La notizia è il miglioramento del giudizio sul nostro paese emesso da Fitch, che ci ha alzato il rating. Il rating è l’analisi e la classificazione, da parte delle agenzie preposte, dell’affidabilità di un ente pubblico o di un soggetto privato (un’impresa, una società finanziaria, un istituto di credito, ecc.) valutata in sé e per sé oppure espressa sulla base della solvibilità dei loro titoli.
La parola, un derivato del verbo to rate (‘stimare’, ‘valutare’, ‘giudicare’, ‘classificare’, ‘quotare’), circola ampiamente in italiano con questo significato dagli anni Novanta.
Diversamente da un altro tipo di rating, il coefficiente di correzione calcolato in piedi o in metri, reso anche come stazza di regata, applicato alle imbarcazioni a vela gareggianti in una regata per compensare a livello temporale le loro differenze in fatto di modelli e dimensioni, in contesto italiano il rating economico -finanziario rimane spesso tal quale: classificazione non rende il concetto, e così un termine “collaterale” come affidabilità, laddove valutazione è riuscita ad acclimatarsi solo nell’espressione agenzia di valutazione come equivalente di agenzia di rating.
Una pigrizia traduttiva tutta italiana, perché altrove, se talvolta neanche qui la resa del vocabolo con termini generici risponde allo scopo, i corrispettivi autoctoni di (credit) rating agency sono più diffusi di quanto sia da noi agenzia di valutazione: dal francese agence de notation financière allo spagnolo agencia de calificación (de riesgos, o de créditos) o agencia calificadora.
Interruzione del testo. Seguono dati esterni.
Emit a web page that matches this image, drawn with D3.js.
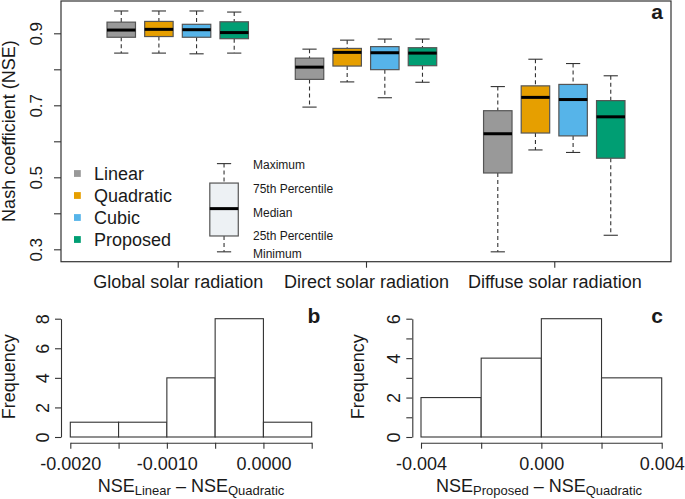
<!DOCTYPE html>
<html>
<head>
<meta charset="utf-8">
<script src="https://cdn.jsdelivr.net/npm/d3@7"></script>
<style>
  body { margin: 0; background: #fff; }
  svg text { font-family: "Liberation Sans", Arial, sans-serif; fill: #1a1a1a; }
</style>
</head>
<body>
<svg id="chart" width="685" height="499"></svg>
<script>
// ---- data ----
const groups = ["Global solar radiation", "Direct solar radiation", "Diffuse solar radiation"];
const methods = ["Linear", "Quadratic", "Cubic", "Proposed"];
// [min, q1, median, q3, max] per method
const globalStats = [
  [0.845, 0.889, 0.909, 0.931, 0.962],
  [0.845, 0.891, 0.911, 0.933, 0.962],
  [0.843, 0.889, 0.910, 0.925, 0.962],
  [0.845, 0.885, 0.902, 0.932, 0.959]
];
const directStats = [
  [0.695, 0.772, 0.806, 0.831, 0.856],
  [0.765, 0.809, 0.847, 0.858, 0.881],
  [0.721, 0.799, 0.846, 0.863, 0.884],
  [0.764, 0.810, 0.845, 0.860, 0.884]
];
const diffuseStats = [
  [0.293, 0.512, 0.621, 0.685, 0.752],
  [0.576, 0.623, 0.722, 0.754, 0.828],
  [0.569, 0.615, 0.716, 0.758, 0.816],
  [0.339, 0.553, 0.668, 0.713, 0.782]
];
const yTicksA = [0.3, 0.4, 0.5, 0.6, 0.7, 0.8, 0.9];
const yLabelsA = [0.3, 0.5, 0.7, 0.9];
const keyBoxStats = [0.293, 0.337, 0.413, 0.484, 0.538];
const keyLabels = ["Maximum", "75th Percentile", "Median", "25th Percentile", "Minimum"];

// histogram b : NSE_Linear - NSE_Quadratic
const edgesB = [-0.002, -0.0015, -0.001, -0.0005, 0, 0.0005];
const countsB = [1, 1, 4, 8, 1];
const xLabelsB = { "-0.002": "-0.0020", "-0.001": "-0.0010", "0": "0.0000" };
const yTicksB = [0, 2, 4, 6, 8];

// histogram c : NSE_Proposed - NSE_Quadratic
const edgesC = [-0.004, -0.002, 0, 0.002, 0.004];
const countsC = [2, 4, 6, 3];
const xLabelsC = { "-0.004": "-0.004", "0": "0.000", "0.004": "0.004" };
const yTicksC = [0, 1, 2, 3, 4, 5, 6];
const yLabelsC = [0, 2, 4, 6];

const colors = ["#999999", "#E69F00", "#56B4E9", "#009E73"];
const axisCol = "#333";

const svg = d3.select("#chart");

// ===== Panel a : boxplots =====
const xA = d3.scaleLinear().domain([-0.6, 15.6]).range([61, 671]);
const yA = d3.scaleLinear().domain([0.3, 0.9]).range([249.3, 33.3]);
const halfW = 0.378;

const allStats = [globalStats, directStats, diffuseStats];
let boxes = [];
allStats.forEach((g, gi) => {
  g.forEach((s, mi) => {
    boxes.push({ pos: gi * 5 + mi + 1, s: s, col: colors[mi] });
  });
});

function drawBox(sel, d, fill) {
  const cx = xA(d.pos);
  const x0 = xA(d.pos - halfW), x1 = xA(d.pos + halfW);
  const capW = (x1 - x0) / 4;
  // whiskers
  sel.append("line").attr("x1", cx).attr("x2", cx)
    .attr("y1", yA(d.s[4])).attr("y2", yA(d.s[3]))
    .attr("stroke", "#333").attr("stroke-width", 1.1).attr("stroke-dasharray", "4,3");
  sel.append("line").attr("x1", cx).attr("x2", cx)
    .attr("y1", yA(d.s[1])).attr("y2", yA(d.s[0]))
    .attr("stroke", "#333").attr("stroke-width", 1.1).attr("stroke-dasharray", "4,3");
  [d.s[0], d.s[4]].forEach(v => {
    sel.append("line").attr("x1", cx - capW).attr("x2", cx + capW)
      .attr("y1", yA(v)).attr("y2", yA(v))
      .attr("stroke", "#333").attr("stroke-width", 1.1);
  });
  sel.append("rect").attr("x", x0).attr("y", yA(d.s[3]))
    .attr("width", x1 - x0).attr("height", yA(d.s[1]) - yA(d.s[3]))
    .attr("fill", fill).attr("stroke", "#555").attr("stroke-width", 1.2);
  sel.append("line").attr("x1", x0).attr("x2", x1)
    .attr("y1", yA(d.s[2])).attr("y2", yA(d.s[2]))
    .attr("stroke", "#000").attr("stroke-width", 3);
}

const boxG = svg.append("g");
boxes.forEach(d => drawBox(boxG.append("g"), d, d.col));

// frame
svg.append("rect").attr("x", 61).attr("y", 1).attr("width", 610).attr("height", 260.7)
  .attr("fill", "none").attr("stroke", axisCol).attr("stroke-width", 1.2);

// y axis
const yAxisA = svg.append("g").attr("transform", "translate(61,0)")
  .call(d3.axisLeft(yA).tickValues(yTicksA).tickSize(7)
    .tickFormat(d => yLabelsA.some(v => Math.abs(v - d) < 1e-9) ? d3.format(".1f")(d) : ""));
yAxisA.select(".domain").remove();
yAxisA.selectAll("line").attr("stroke", axisCol).attr("stroke-width", 1.1);
yAxisA.selectAll("text")
  .attr("x", null).attr("dy", null)
  .attr("text-anchor", "middle")
  .attr("transform", "translate(-19,0) rotate(-90)")
  .style("font-size", "17px");

svg.append("text").attr("transform", "translate(15,131) rotate(-90)")
  .attr("text-anchor", "middle").style("font-size", "18px")
  .text("Nash coefficient (NSE)");

// x axis
const xAxisA = svg.append("g").attr("transform", "translate(0,261.7)")
  .call(d3.axisBottom(xA).tickValues([2.5, 7.5, 12.5]).tickSize(6).tickPadding(7.5)
    .tickFormat((d, i) => groups[i]));
xAxisA.select(".domain").remove();
xAxisA.selectAll("line").attr("stroke", axisCol).attr("stroke-width", 1.1);
xAxisA.selectAll("text").style("font-size", "18px");

// panel label
svg.append("text").attr("x", 657).attr("y", 19).attr("text-anchor", "middle")
  .style("font-size", "21px").style("font-weight", "bold").text("a");

// legend
const legY = [173.5, 195.5, 217.5, 239.5];
methods.forEach((m, i) => {
  svg.append("rect").attr("x", 74).attr("y", legY[i] - 3.4)
    .attr("width", 6.8).attr("height", 6.8).attr("fill", colors[i]);
  svg.append("text").attr("x", 94).attr("y", legY[i] + 6.5)
    .style("font-size", "18px").text(m);
});

// key box
drawBox(svg.append("g"), { pos: 3.73, s: keyBoxStats }, "#edf1f4");
const keyY = [165, 189, 212.3, 236, 254];
keyLabels.forEach((t, i) => {
  svg.append("text").attr("x", 253).attr("y", keyY[i] + 4.3)
    .style("font-size", "12px").text(t);
});

// ===== histograms =====
function hist(edges, counts, xs, ys, yTicks, yLabs, xLabs, axisX, label, labX, subA, subB, titleX, freqX) {
  const g = svg.append("g");
  const bins = counts.map((c, i) => ({ x0: edges[i], x1: edges[i + 1], n: c }));
  g.selectAll("rect").data(bins).enter().append("rect")
    .attr("x", d => xs(d.x0)).attr("width", d => xs(d.x1) - xs(d.x0))
    .attr("y", d => ys(d.n)).attr("height", d => ys(0) - ys(d.n))
    .attr("fill", "#fff").attr("stroke", "#333").attr("stroke-width", 1.1);

  const xa = g.append("g").attr("transform", "translate(0,442.7)")
    .call(d3.axisBottom(xs).tickValues(edges).tickSize(6).tickSizeOuter(0).tickPadding(8.5)
      .tickFormat(d => xLabs[String(+d.toFixed(6))] || ""));
  xa.select(".domain").attr("stroke", axisCol).attr("stroke-width", 1.1);
  xa.selectAll("line").attr("stroke", axisCol).attr("stroke-width", 1.1);
  xa.selectAll("text").style("font-size", "18px");

  const ya = g.append("g").attr("transform", `translate(${axisX},0)`)
    .call(d3.axisLeft(ys).tickValues(yTicks).tickSize(6).tickSizeOuter(0)
      .tickFormat(d => yLabs.includes(d) ? String(d) : ""));
  ya.select(".domain").attr("stroke", axisCol).attr("stroke-width", 1.1);
  ya.selectAll("line").attr("stroke", axisCol).attr("stroke-width", 1.1);
  ya.selectAll("text")
    .attr("x", null).attr("dy", null)
    .attr("text-anchor", "middle")
    .attr("transform", "translate(-12,0) rotate(-90)")
    .style("font-size", "18px");

  g.append("text").attr("transform", `translate(${freqX},376.7) rotate(-90)`)
    .attr("text-anchor", "middle").style("font-size", "18px").text("Frequency");

  const t = g.append("text").attr("x", titleX).attr("y", 491.5)
    .attr("text-anchor", "middle").style("font-size", "18px");
  t.append("tspan").text("NSE");
  t.append("tspan").attr("dy", 3).style("font-size", "13px").text(subA);
  t.append("tspan").attr("dy", -3).text(" \u2013 NSE");
  t.append("tspan").attr("dy", 3).style("font-size", "13px").text(subB);

  g.append("text").attr("x", labX).attr("y", 323).attr("text-anchor", "middle")
    .style("font-size", "21px").style("font-weight", "bold").text(label);
}

const xB = d3.scaleLinear().domain([-0.002, 0.0005]).range([70.3, 311.7]);
const yB = d3.scaleLinear().domain([0, 8]).range([437, 318.7]);
hist(edgesB, countsB, xB, yB, yTicksB, yTicksB, xLabelsB, 61, "b", 314, "Linear", "Quadratic", 191, 15);

const xC = d3.scaleLinear().domain([-0.004, 0.004]).range([421, 661.7]);
const yC = d3.scaleLinear().domain([0, 6]).range([437, 318.7]);
hist(edgesC, countsC, xC, yC, yTicksC, yLabelsC, xLabelsC, 412.3, "c", 657, "Proposed", "Quadratic", 539, 364);
</script>
</body>
</html>
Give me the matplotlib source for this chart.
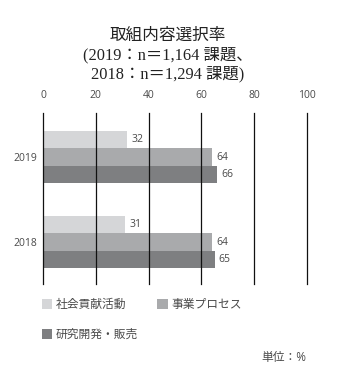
import numpy as np
import matplotlib.pyplot as plt

plt.rcParams['font.family'] = ['Open Sans', 'Noto Sans CJK JP', 'DejaVu Sans']

years = ['2019', '2018']
series = ['社会貢献活動', '事業プロセス', '研究開発・販売']
social = [32, 31]
process = [64, 64]
rnd = [66, 65]
colors = ['#d5d6d8', '#a9aaac', '#7e7f81']
xticks = [0, 20, 40, 60, 80, 100]

fig = plt.figure(figsize=(3.42, 3.84), dpi=100)
ax = fig.add_axes([0.1257, 0.2604, 0.772, 0.4453])

h = 0.205
y = np.arange(len(years))
bars = []
for i, (vals, c) in enumerate(zip([social, process, rnd], colors)):
    b = ax.barh(y + (i - 1) * h, vals, height=h, color=c, label=series[i], zorder=1)
    ax.bar_label(b, padding=3, fontsize=7.5, color='#4a4a4a')
    bars.append(b)

ax.set_xlim(0, 100)
ax.set_ylim(1.494, -0.518)
ax.set_xticks(xticks)
ax.xaxis.tick_top()
ax.set_yticks(y)
ax.set_yticklabels(years)
ax.tick_params(length=0, labelsize=7.5, labelcolor='#4a4a4a')
ax.tick_params(axis='x', pad=9)
ax.tick_params(axis='y', pad=4)
for s in ax.spines.values():
    s.set_visible(False)
ax.set_axisbelow(False)
ax.grid(axis='x', color='#111111', linewidth=0.9, zorder=3)
ax.grid(axis='y', visible=False)
for gl in ax.get_xgridlines():
    gl.set_clip_on(False)

title_font = ['Liberation Serif', 'Noto Sans CJK JP']
fig.text(0.49, 0.907, '取組内容選択率', ha='center', va='center', fontsize=12,
         family=['Noto Sans CJK JP', 'DejaVu Sans'], color='#222222')
fig.text(0.49, 0.857, '(2019：n＝1,164 課題、', ha='center', va='center', fontsize=11.8,
         family=title_font, color='#222222')
fig.text(0.49, 0.806, '2018：n＝1,294 課題)', ha='center', va='center', fontsize=11.8,
         family=title_font, color='#222222')

handles = [bars[0], bars[2], bars[1]]
labels = [series[0], series[2], series[1]]
leg = fig.legend(handles, labels, ncol=2, loc='upper left', bbox_to_anchor=(0.108, 0.237),
                 frameon=False, fontsize=8.5, handlelength=0.9, handleheight=0.9,
                 handletextpad=0.3, columnspacing=1.6, labelspacing=1.45, borderaxespad=0)
for t in leg.get_texts():
    t.set_color('#4a4a4a')

fig.text(0.895, 0.07, '単位：%', ha='right', va='center', fontsize=8.5, color='#4a4a4a')

fig.savefig('out.png', dpi=100)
Per dare un’idea delle modalità dell’approccio franco-spagnolo basti citare qualche altra parola o locuzione. In spagnolo il budget – sarebbe bilancio preventivo, ma è poco usato – è presupuesto, mentre merchandising e joint venture sono in francese marchandisage ed entreprise en association (o coentreprise, o opération conjointe). Andiamo meglio con l’outsourcing. Qui a deslocalización e a sous-traitance (o délocalisation) rispondiamo bene con esternalizzazione.